II Macabeos 14, 26-36

Alcimo, al ver la recíproca benevolencia, se hizo con una copia del tratado y acudió a Demetrio. Le decía que Nicanor tenía sentimientos contrarios a los intereses del Estado, pues había designado como sucesor suyo a Judas, el conspirador contra el reino. El rey, excitado y fuera de sí por las calumnias de aquel perfecto canalla, escribió a Nicanor comunicándole que estaba disgustado por el pacto y ordenándole que inmediatamente mandara al Macabeo preso a Antioquía. Cuando Nicanor recibió la comunicación, quedó consternado, pues le desagradaba mucho anular lo convenido sin que aquel hombre hubiera cometido ninguna injusticia.
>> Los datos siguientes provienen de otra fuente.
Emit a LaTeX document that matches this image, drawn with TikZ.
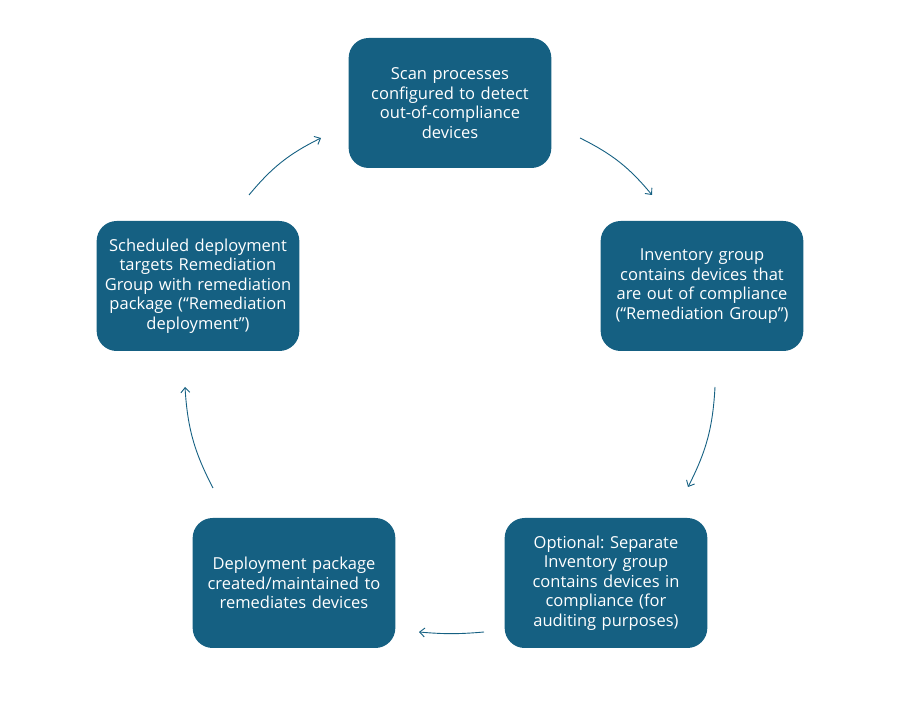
\documentclass[tikz,border=0pt]{standalone}
\usepackage{fontspec}
\setmainfont{Open Sans}
\usepackage{tikz}
\usetikzlibrary{arrows.meta}
\definecolor{cycleblue}{RGB}{21,96,130}
\frenchspacing

\tikzset{
  stagebox/.style={fill=cycleblue, rounded corners=20pt, minimum width=202pt, minimum height=130pt,
    text width=196pt, align=center, text=white, font=\fontsize{16.5}{19.5}\selectfont},
  cyclearrow/.style={draw=cycleblue, line width=0.9pt, -{Straight Barb[length=5pt,width=9pt]}}
}

\begin{document}
\begin{tikzpicture}[x=1pt,y=1pt]
\useasboundingbox (0,0) rectangle (922,707);

% Stages of the remediation cycle
\node[stagebox] (scan) at (450,604) {Scan processes\\ configured to detect\\ out-of-compliance\\ devices};
\node[stagebox] (group) at (702,421) {Inventory group\\ contains devices that\\ are out of compliance\\ (“Remediation Group”)};
\node[stagebox] (optional) at (606,124) {Optional: Separate\\ Inventory group\\ contains devices in\\ compliance (for\\ auditing purposes)};
\node[stagebox] (package) at (294,124) {Deployment package\\ created/maintained to\\ remediates devices};
\node[stagebox] (schedule) at (198,421) {Scheduled deployment\\ targets Remediation\\ Group with remediation\\ package (“Remediation\\ deployment”)};

% Arrow ends between the boxes
\coordinate (a1) at (580,569); \coordinate (b1) at (652,512);
\coordinate (a2) at (715,320); \coordinate (b2) at (688,220);
\coordinate (a3) at (484,75);  \coordinate (b3) at (419,75);
\coordinate (a4) at (213,219); \coordinate (b4) at (185,320);
\coordinate (a5) at (249,512); \coordinate (b5) at (321,569);

\draw[cyclearrow] (a1) to[bend left=12] (b1);
\draw[cyclearrow] (a2) to[bend left=12] (b2);
\draw[cyclearrow] (a3) to[bend left=5] (b3);
\draw[cyclearrow] (a4) to[bend left=12] (b4);
\draw[cyclearrow] (a5) to[bend left=12] (b5);
\end{tikzpicture}
\end{document}
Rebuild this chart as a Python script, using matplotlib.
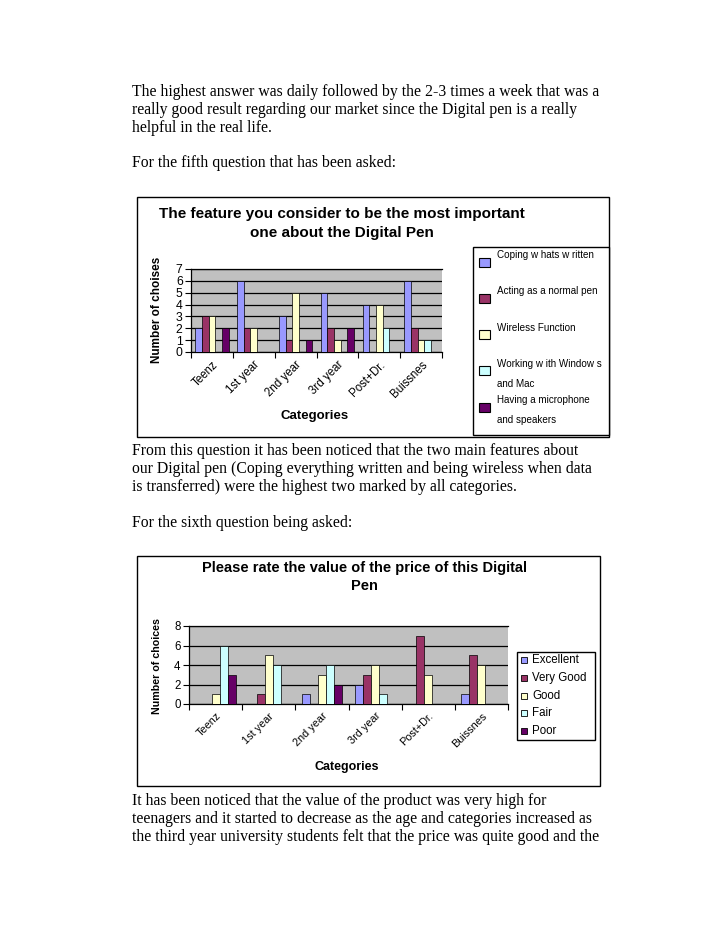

Pero como no era posible oponerse al rey, buscaba la oportunidad de ejecutar la orden mediante alguna estratagema. Cuando Macabeo, por su parte, percibió que Nicanor le mostraba un trato más reservado y que se portaba con más frialdad que de costumbre, pensó que tal sequedad no presagiaba nada bueno, y reunió a muchos de los suyos para ocultarse de Nicanor. Este, al darse cuenta de que Judas había huido astutamente, se presentó en el más augusto y santo templo en el momento en que los sacerdotes ofrecían los sacrificios rituales, y les exigió que le entregaran a aquel hombre. Ellos aseguraron con juramento que no sabían dónde estaba el que buscaba. Entonces él, extendiendo la mano derecha hacia el santuario, hizo este juramento: «Si no me entregáis encadenado a Judas, arrasaré este recinto sagrado de Dios, destruiré el altar y aquí mismo levantaré un magnífico templo a Baco». Dicho esto se fue. Los sacerdotes con las manos tendidas al cielo invocaban a Aquel que sin cesar había combatido en favor de nuestra nación, diciendo: «Tú, Señor de todas las cosas, que nada necesitas, has querido establecer el santuario de tu morada entre nosotros. También ahora, oh Santo, Señor de toda santidad, conserva siempre incontaminada esta Casa, purificada hace poco».